Foxy, I know I'm a day late and a dollar short here but I want to give you my hugs and my support as well even though you're understandably absent. My children are very similar in age to yours and I agree...they would be very unlikely to make something like that up. Please stop beating yourself up over it, though. The man savaged your trust and the boys'. He did wrong, not you. The only answer is to never trust anyone and that is difficult to do with someone you've known for so long. You have my sympathy and complete support for what it's worth over the distance of cyberspace. Do what you have to and we wish you the best resolution possible to this. *hugs* To Everyone: I will only be back sporadically today, fully back tomorrow.
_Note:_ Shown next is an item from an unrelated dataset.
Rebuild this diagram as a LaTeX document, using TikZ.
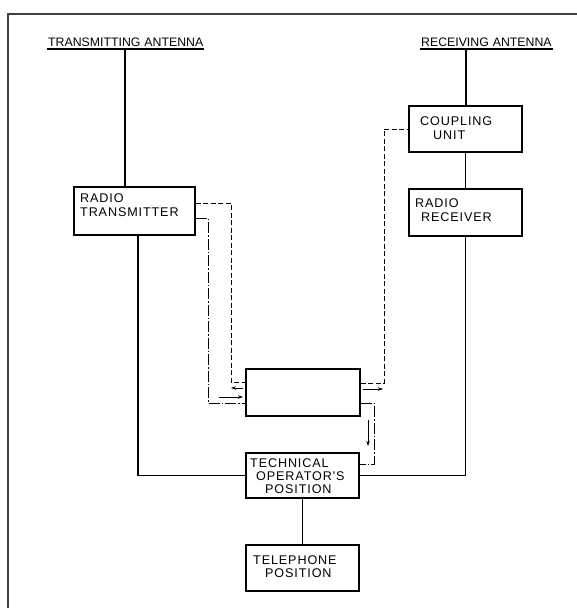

If someone could give me a synopsis of what's happened it would save some time. Missed you all. The three day travel was exhausting and now I have to get my hubby ready to leave again. ~F.
Oh my goodness, that's just horrible. You and your family are in my prayers, and if it means anything you have my complete and total sympathy. I cannot stress how much I mean this when I say you did nothing wrong. I cannot imagine the pain you must be going through right now as a mother, but please, for your sake, try and work through it. Do not be angry at yourself, be thankful that your children alerted you to this so early on and now you know that your friend is no longer a safe place for your children, try to think of things as getting better, because from the low you have been thrown in to that is all things will get.
Okay, I'm back now. I need everyone to post what's happening here in the discussion thread. Do we have a plan for beast-hunting yet? I'm reviewing pages as fast as I can but there is a lot to go over.